As per this documentation, in the run
lifecycle step, I can have a long-running script and the component will remain in RUNNING
state as long as the script runs. If the script exits with an error code, the component will enter into ERRORED
state. I am trying to understand how to write the script in the recover
step to get the component back to RUNNING
. The documentation says that the recover script times out after 60s by default. Does the component go back into RUNNING
state if the recover script exits with a success code before it times out? But then how does Greengrass know what process to monitor for error/finish events in the future?
I have been experimenting with a dummy component to test out the behavior but I don't really understand the behavior completely. What I tried:
In the run
step, I have a long running python script python3 -u my_script.py
. It starts some server and listen on a host port. Then in the recover
step, I set it up so that if nothing is listening on the port, it just restarts the script. Then I kill the process in the run
step to trigger a recover.
What I noticed is that the component remains in ERRORED
state for 60 seconds and then goes into RUNNING
state. The timeout doesn't stop my python script though, it keeps running, and Greengrass somehow knows to monitor this new process created by the recover step (if I kill it, the recover gets triggered again and creates a new process).

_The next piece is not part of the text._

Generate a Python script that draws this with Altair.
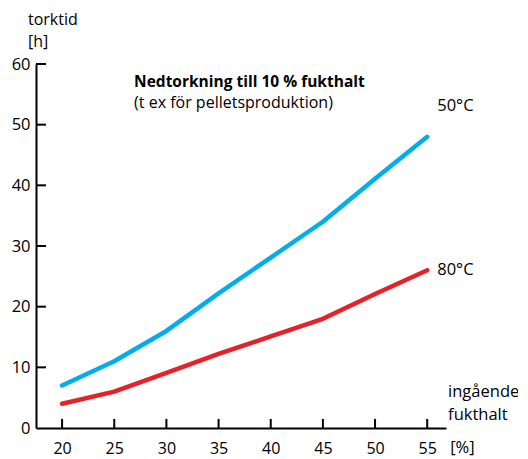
import altair as alt
import pandas as pd

moisture = [20, 25, 30, 35, 40, 45, 50, 55]
time_50 = [7, 11, 16, 22.2, 28.1, 34, 41.1, 48]
time_80 = [4, 6, 9.1, 12.2, 15.1, 18, 22.1, 26]
series_names = ["50°C", "80°C"]
series_colors = ["#00aeef", "#e52228"]
x_ticks = [20, 25, 30, 35, 40, 45, 50, 55]
y_ticks = [10, 20, 30, 40, 50, 60]

FONT = "Open Sans"
FS = 16.5

rows = []
for name, vals in zip(series_names, [time_50, time_80]):
    for m, v in zip(moisture, vals):
        rows.append({"fukthalt": m, "torktid": v, "serie": name})
df = pd.DataFrame(rows)

xs = alt.Scale(domain=[17.5, 56.8], nice=False, zero=False)
ys = alt.Scale(domain=[0, 60], nice=False)

x_axis = alt.Axis(values=x_ticks, ticks=False, grid=False, labelPadding=12,
                  domainColor="black", domainWidth=2, labelFont=FONT,
                  labelFontSize=16, labelColor="black", title=None)
y_axis = alt.Axis(values=[0] + y_ticks, ticks=False, grid=False, labelPadding=6,
                  domainColor="black", domainWidth=2, labelFont=FONT,
                  labelFontSize=FS, labelColor="black", title=None)

lines = alt.Chart(df).mark_line(strokeWidth=4.5, strokeCap="round", strokeJoin="round").encode(
    x=alt.X("fukthalt:Q", scale=xs, axis=x_axis),
    y=alt.Y("torktid:Q", scale=ys, axis=y_axis),
    color=alt.Color("serie:N", scale=alt.Scale(domain=series_names, range=series_colors), legend=None),
)

ytick_df = pd.DataFrame({"v": y_ticks})
ytick_layer = alt.Chart(ytick_df).mark_rule(color="black", strokeWidth=2).encode(
    y=alt.Y("v:Q", scale=ys), x=alt.value(0), x2=alt.value(10)
)
xtick_df = pd.DataFrame({"v": x_ticks})
xtick_layer = alt.Chart(xtick_df).mark_rule(color="black", strokeWidth=2).encode(
    x=alt.X("v:Q", scale=xs), y=alt.datum(0, scale=ys), y2=alt.datum(1.5)
)

labels_df = pd.DataFrame({
    "x": [26.9, 26.9, 55, 55, 16.73, 16.73, 57.0, 57.0, 57.2],
    "y": [56.2, 52.8, 52.2, 26.0, 66.5, 62.8, 5.1, 1.3, -3.3],
    "text": ["Nedtorkning till 10 % fukthalt", "(t ex för pelletsproduktion)",
             "50°C", "80°C", "torktid", "[h]", "ingående", "fukthalt", "[%]"],
    "w": ["bold", "normal", "normal", "normal", "normal", "normal", "normal", "normal", "normal"],
    "fs": [15.5, 16, 16.5, 16.5, 16, 16, 16.5, 16.5, 16.5],
    "b": ["alphabetic", "alphabetic", "alphabetic", "middle", "alphabetic", "alphabetic",
          "alphabetic", "alphabetic", "middle"],
    "dx": [0, 0, 10, 10, 0, 0, 0, 0, 0],
})

def text_layer(sub, weight, baseline, dx, fs):
    return alt.Chart(sub).mark_text(align="left", baseline=baseline, font=FONT, fontSize=fs,
                                     fontWeight=weight, color="black", dx=dx).encode(
        x=alt.X("x:Q", scale=xs), y=alt.Y("y:Q", scale=ys), text="text:N"
    )

texts = []
for (w, b, dx, fs), sub in labels_df.groupby(["w", "b", "dx", "fs"]):
    texts.append(text_layer(sub, w, b, int(dx), float(fs)))

chart = alt.layer(lines, ytick_layer, xtick_layer, *texts).properties(
    width=410, height=364,
    autosize=alt.AutoSizeParams(type="none"),
    padding={"left": 28, "top": 56, "right": 72, "bottom": 31},
).configure_view(stroke=None)

chart.save("out.html", embed_options={"renderer": "svg", "actions": False})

What is surprising is even if I start the python script in the background using python3 -u my_script.py &
, the component will still remain in ERRORED
state for the full 60 seconds before going back into RUNNING
state even though the recover script would have finished much earlier. And Greengrass somehow still knows to monitor this new script started by recover
step for the component state. But then what if I start multiple processes in the background in the recover
step, what will it monitor?
Ah I see, this makes complete sense! So basically the run script is re-run after the recover script finishes executing.